For unit tests and sanity tests for modules and plugins I’d always use ansible-test. Of course that requires you to have a collection (I guess that’s what you mean with galaxy model?). I think it’s a good idea to migrate to using collections, even if you ‘only’ use local collections (i.e. a collections/ansible_collections/<namespace>/<name>/ directory structure below your playbook directory). This allows you to use all tooling that’s available for collections, like module/plugin sanity tests and docsite creation and docs validation with antsibull-docs.

I’m not sure how well molecule is working with collections though; I think there are collections that use molecule for role tests, and maybe also for module/plugin integration tests, so it can be done.

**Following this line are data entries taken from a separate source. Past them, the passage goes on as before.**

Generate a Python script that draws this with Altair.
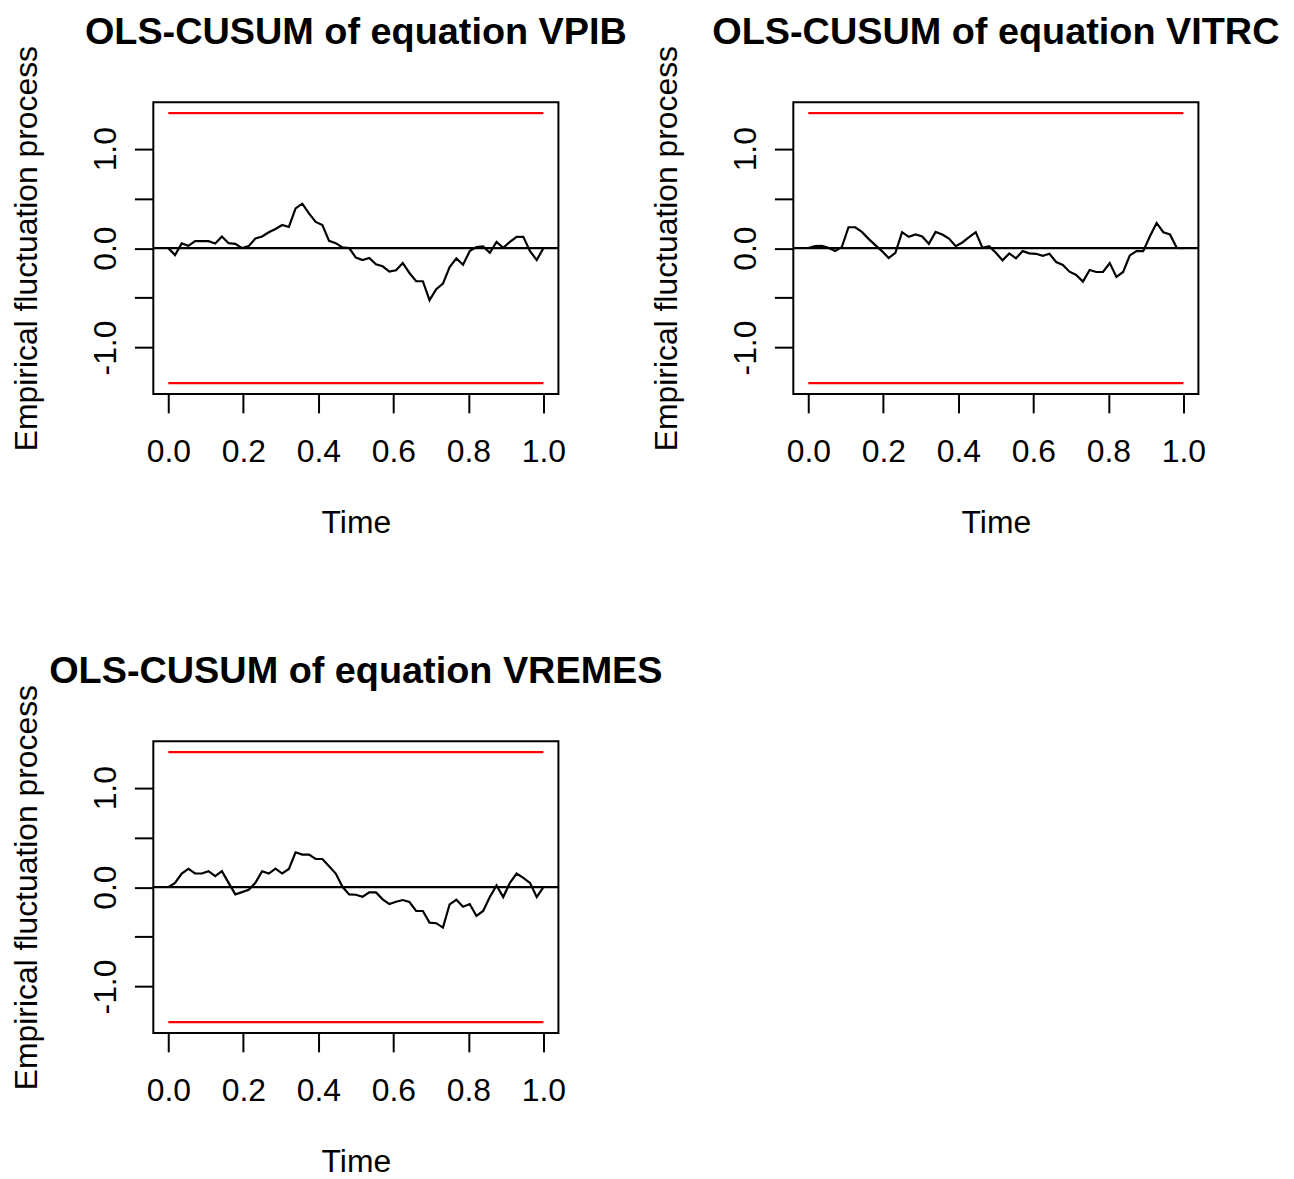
import altair as alt
import pandas as pd

# ---- data ----
time = [i / 56 for i in range(57)]

vpib = [0.0, -0.07, 0.047, 0.023, 0.07, 0.07, 0.07, 0.047, 0.117, 0.05,
        0.043, 0.0, 0.02, 0.097, 0.117, 0.16, 0.193, 0.233, 0.213, 0.40,
        0.447, 0.35, 0.263, 0.233, 0.073, 0.05, 0.007, 0.0, -0.095, -0.12,
        -0.1, -0.163, -0.183, -0.237, -0.223, -0.15, -0.25, -0.333, -0.333, -0.523,
        -0.413, -0.357, -0.19, -0.103, -0.167, -0.03, 0.01, 0.017, -0.047, 0.063,
        0.003, 0.063, 0.113, 0.113, -0.03, -0.12, 0.0]

vitrc = [0.0, 0.02, 0.023, 0.003, -0.03, 0.01, 0.21, 0.21, 0.163, 0.093,
         0.03, -0.03, -0.1, -0.047, 0.16, 0.113, 0.137, 0.117, 0.043, 0.163,
         0.137, 0.097, 0.02, 0.057, 0.11, 0.16, 0.003, 0.02, -0.047, -0.123,
         -0.053, -0.103, -0.03, -0.053, -0.057, -0.077, -0.057, -0.14, -0.17, -0.237,
         -0.27, -0.337, -0.22, -0.24, -0.24, -0.15, -0.29, -0.24, -0.073, -0.03,
         -0.03, 0.12, 0.253, 0.16, 0.137, 0.003, 0.0]

vremes = [0.0, 0.043, 0.137, 0.183, 0.137, 0.137, 0.16, 0.11, 0.16, 0.043,
          -0.073, -0.05, -0.027, 0.043, 0.16, 0.137, 0.187, 0.137, 0.183, 0.35,
          0.327, 0.327, 0.283, 0.283, 0.21, 0.137, 0.003, -0.073, -0.077, -0.097,
          -0.053, -0.053, -0.123, -0.17, -0.147, -0.13, -0.15, -0.24, -0.24, -0.357,
          -0.363, -0.407, -0.173, -0.127, -0.197, -0.17, -0.29, -0.24, -0.1, 0.017,
          -0.1, 0.043, 0.137, 0.093, 0.043, -0.1, 0.0]

boundary = 1.358
bound_time = [0, 1]
x_ticks = [0.0, 0.2, 0.4, 0.6, 0.8, 1.0]
y_ticks = [-1.0, -0.5, 0.0, 0.5, 1.0]
titles = ["OLS-CUSUM of equation VPIB",
          "OLS-CUSUM of equation VITRC",
          "OLS-CUSUM of equation VREMES"]

FONT = "Liberation Sans"
W, H = 407, 293

x_scale = alt.Scale(domain=[-0.04, 1.04], nice=False, zero=False)
y_scale = alt.Scale(domain=[-1.467, 1.467], nice=False, zero=False)

x_axis = alt.Axis(values=x_ticks, format=".1f", title="Time", grid=False,
                  domain=False, tickSize=19, tickWidth=2, tickColor="black",
                  labelFont=FONT, labelFontSize=32, labelColor="black",
                  labelPadding=24, labelFlush=False, labelOverlap=False,
                  titleFont=FONT, titleFontSize=32, titleFontWeight="normal",
                  titleColor="black", titlePadding=40)

y_axis = alt.Axis(values=y_ticks, title="Empirical fluctuation process",
                  labelExpr="datum.value == 1 ? '1.0' : datum.value == 0 ? '0.0' : datum.value == -1 ? '-1.0' : ''",
                  grid=False, domain=False, tickSize=19, tickWidth=2,
                  tickColor="black", labelFont=FONT, labelFontSize=32,
                  labelColor="black", labelAngle=270, labelAlign="center",
                  labelBaseline="alphabetic", labelPadding=19,
                  labelFlush=False, labelOverlap=False,
                  titleFont=FONT, titleFontSize=32, titleFontWeight="normal",
                  titleColor="black", titleAngle=270, titleAlign="center",
                  titleBaseline="alphabetic", titleX=-117, titleY=H / 2)


def panel(values, title):
    df = pd.DataFrame({"time": time, "value": values})
    bdf = pd.DataFrame({
        "time": bound_time + bound_time,
        "value": [boundary, boundary, -boundary, -boundary],
        "side": ["upper", "upper", "lower", "lower"],
    })
    zdf = pd.DataFrame({"value": [0.0]})

    bounds = alt.Chart(bdf).mark_line(color="#FF0000", strokeWidth=2.2).encode(
        x=alt.X("time:Q", scale=x_scale, axis=x_axis),
        y=alt.Y("value:Q", scale=y_scale, axis=y_axis),
        detail="side:N",
    )
    zero = alt.Chart(zdf).mark_rule(color="black", strokeWidth=2.2).encode(
        y=alt.Y("value:Q", scale=y_scale),
    )
    line = alt.Chart(df).mark_line(color="black", strokeWidth=2.2).encode(
        x=alt.X("time:Q", scale=x_scale),
        y=alt.Y("value:Q", scale=y_scale),
    )
    return alt.layer(bounds, zero, line).properties(
        width=W, height=H,
        title=alt.TitleParams(text=title, font=FONT, fontSize=38,
                              fontWeight="bold", color="black",
                              anchor="middle", frame="group", offset=-7),
    )


p1 = panel(vpib, titles[0])
p2 = panel(vitrc, titles[1])
p3 = panel(vremes, titles[2])

chart = alt.vconcat(
    alt.hconcat(p1, p2, spacing=22),
    p3,
    spacing=113,
).properties(
    padding={"left": 2, "top": 2, "right": 5, "bottom": 0},
    background="white",
).configure(
    font=FONT
).configure_view(
    stroke="black", strokeWidth=2
)

chart.save("out.html", embed_options={"renderer": "svg", "actions": False})
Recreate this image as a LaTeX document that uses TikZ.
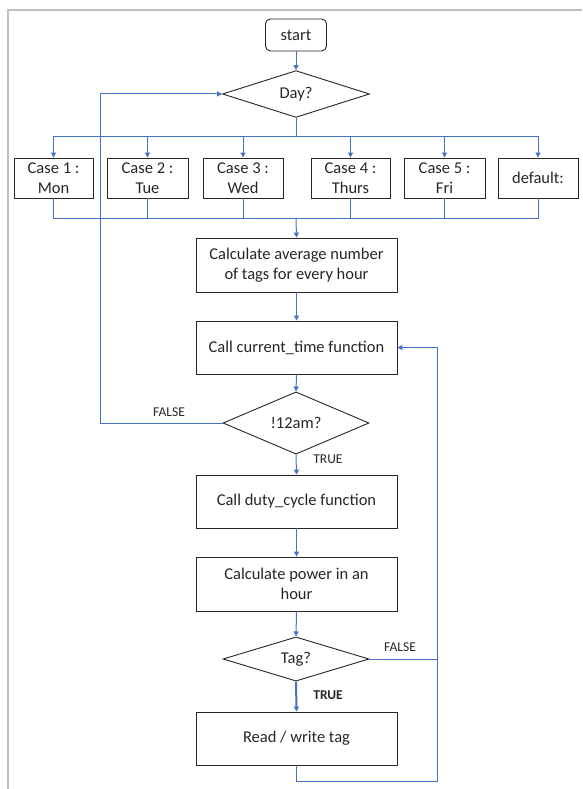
\documentclass[tikz,border=0pt]{standalone}
\usepackage{fontspec}
\setmainfont{Carlito}
\usetikzlibrary{shapes.geometric,arrows.meta}
\definecolor{conn}{HTML}{4472C4}
\definecolor{frame}{HTML}{C0C0C0}
\definecolor{ink}{HTML}{262626}
\begin{document}
\begin{tikzpicture}[x=1pt,y=-1pt,
  every node/.style={font=\fontsize{16.5}{20}\selectfont, text=ink},
  box/.style={draw=ink, line width=0.9pt, rectangle, inner sep=0pt, align=center},
  casebox/.style={box, minimum height=40pt},
  procbox/.style={box, minimum width=201pt, minimum height=53pt},
  decision/.style={draw=ink, line width=0.9pt, diamond, inner sep=0pt, minimum width=146pt, minimum height=40pt},
  conline/.style={draw=conn, line width=1pt},
  arr/.style={conline, -{Triangle[length=5pt,width=5pt]}},
  lbl/.style={font=\fontsize{13.5}{15}\selectfont}
]
\useasboundingbox (0,0) rectangle (582,789);
\draw[frame, line width=2.3pt] (7.8,789) -- (7.8,9.7) -- (582,9.7);

\node[box, rounded corners=5pt, minimum width=61pt, minimum height=32pt] (start) at (296,35) {start};
\node[decision, minimum width=147pt] (day) at (296,94) {Day?};

\node[casebox, minimum width=79pt] (c1) at (53.5,178) {Case 1 :\\Mon};
\node[casebox, minimum width=81pt] (c2) at (147.5,178) {Case 2 :\\Tue};
\node[casebox, minimum width=80pt] (c3) at (243,178) {Case 3 :\\Wed};
\node[casebox, minimum width=79pt] (c4) at (350.5,178) {Case 4 :\\Thurs};
\node[casebox, minimum width=81pt] (c5) at (444.5,178) {Case 5 :\\Fri};
\node[casebox, minimum width=80pt] (c6) at (538,178) {default:};

\node[procbox, minimum height=54pt] (avg) at (296.5,265) {Calculate average number\\of tags for every hour};
\node[procbox] (cur) at (296.5,347.5) {Call current\_time function};
\node[decision] (twelve) at (296,423) {!12am?};
\node[procbox] (duty) at (296.5,501.5) {Call duty\_cycle function};
\node[procbox, minimum height=54pt] (power) at (296.5,584) {Calculate power in an\\hour};
\node[decision] (tag) at (296,659) {Tag?};
\node[procbox] (rw) at (296.5,738.5) {Read / write tag};

\coordinate (bt) at (296,136);
\coordinate (bb) at (296,218);
\coordinate (lx) at (100,423);
\coordinate (rr) at (437,781);

\draw[arr] (start.south) -- (day.north);
\draw[conline] (day.south) -- (bt);
\foreach \c in {c1,c2,c3,c4,c5,c6}{
  \draw[arr] (bt) -| (\c.north);
  \draw[conline] (\c.south) |- (bb);
}
\draw[arr] (bb) -- (avg.north);
\draw[arr] (avg.south) -- (cur.north);
\draw[arr] (cur.south) -- (twelve.north);
\draw[arr] (twelve.west) -- (lx) |- (day.west);
\draw[arr] (twelve.south) -- (duty.north);
\draw[arr] (duty.south) -- (power.north);
\draw[arr] (power.south) -- (tag.north);
\draw[arr, line width=2pt] (tag.south) -- (rw.north);
\draw[conline] (tag.east) -- (tag.east -| rr);
\draw[arr] (rw.south) |- (rr) |- (cur.east);

\node[lbl] (f1) at (169,412) {FALSE};
\node[lbl] (t1) at (328,459) {TRUE};
\node[lbl] (f2) at (400,647) {FALSE};
\node[lbl, font=\fontsize{13.5}{15}\selectfont\bfseries] (t2) at (328,695) {TRUE};
\end{tikzpicture}
\end{document}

I’m personally using ansible-test also for role integration tests (for roles inside collections), though that doesn’t seem to be very common, but since I already use it for integration tests for modules and plugins, it’s easier to use it also for roles than using something else (with a different setup procedure) for roles.

The next part might be completely wrong since my knowledge of molecule is very limited and I don’t have hands-on experience.

I think molecule has a better test isolation than ansible-test, since you get a new environment for every role/module/plugin (or at least that’s how I understood it, maybe I’m also wrong :slight_smile: ). But that also implies that ansible-test will be faster if the setup takes enough time. But you have to watch out that you don’t end up in a situation where running all tests passes, but only running some specific tests doesn’t (because other tests install required dependencies which some other tests forget to install).

Hi @ryguy,

I am using molecule for testing my roles. I have not moved the roles to collections yet, but you can find how to deal with roles inside collections in the molecule documentation , as it is the default now. I would say molecule is ideal to test your roles because you can create infra from scratch and test them locally, either with the help of containers or VMs. For my roles, I am using molecule’s docker driver to create the infra.

On the other hand, I have no experience with ansible-test. So I am a bit on the opposite side of @felixfontein. I guess that if you have your own modules and want to follow Ansible conventions, use ansible-test. To test your roles on fresh infra, use molecule.